04 - Add crushed tomatoes, tomato paste, oregano, basil, sugar, salt, and pepper. Stir well and simmer uncovered for 10 minutes, stirring occasionally.
05 - Add squid rings and scallops to sauce, simmer 2 minutes. Incorporate shrimp and mussels, cover and cook 3-4 minutes until shrimp are pink and mussels open. Discard unopened mussels.
06 - Add drained pasta to the sauce and gently toss to combine. Adjust consistency with reserved pasta water if necessary.
07 - Adjust seasoning to taste. Garnish with fresh parsley and lemon wedges. Serve immediately.

# Tips from the Pros:

01 -
  • The wine and tomato base creates a sauce so silky it makes you wonder why you ever bought jarred marinara.
  • Four types of seafood mean you get different textures and flavors in every bite, but they all cook fast enough for a weeknight dinner.
  • It feels elegant enough to impress guests, but honest enough that it tastes like someone who actually loves cooking made it.
02 -
  • Don't add seafood to the sauce until you're ready to serve; cooking it too far in advance makes shrimp tough and mussels rubbery.
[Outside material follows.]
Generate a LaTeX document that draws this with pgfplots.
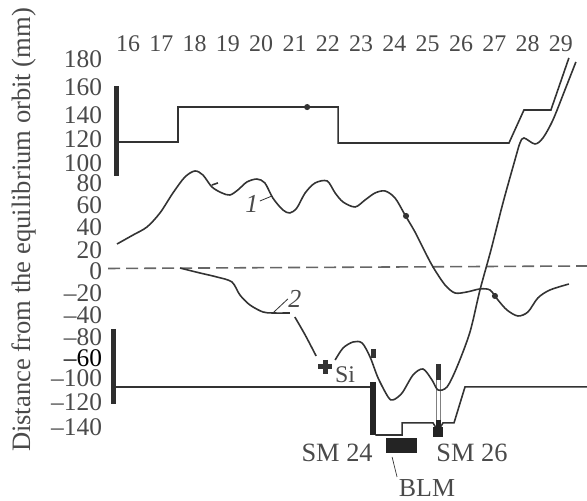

  • Mussels that don't open during cooking aren't being stubborn—they're dead, and eating them is genuinely risky; toss them without guilt.
  • The sauce needs that pasta water; it's not cheating, it's the difference between sauce that coats and sauce that pools at the bottom of the bowl.
03 -
  • Reserve that pasta water before draining—it's not extra work, and it saves you if your sauce is too thick.
  • A squeeze of fresh lemon at the very end transforms the whole dish by brightening the rich sauce and cutting through any heaviness.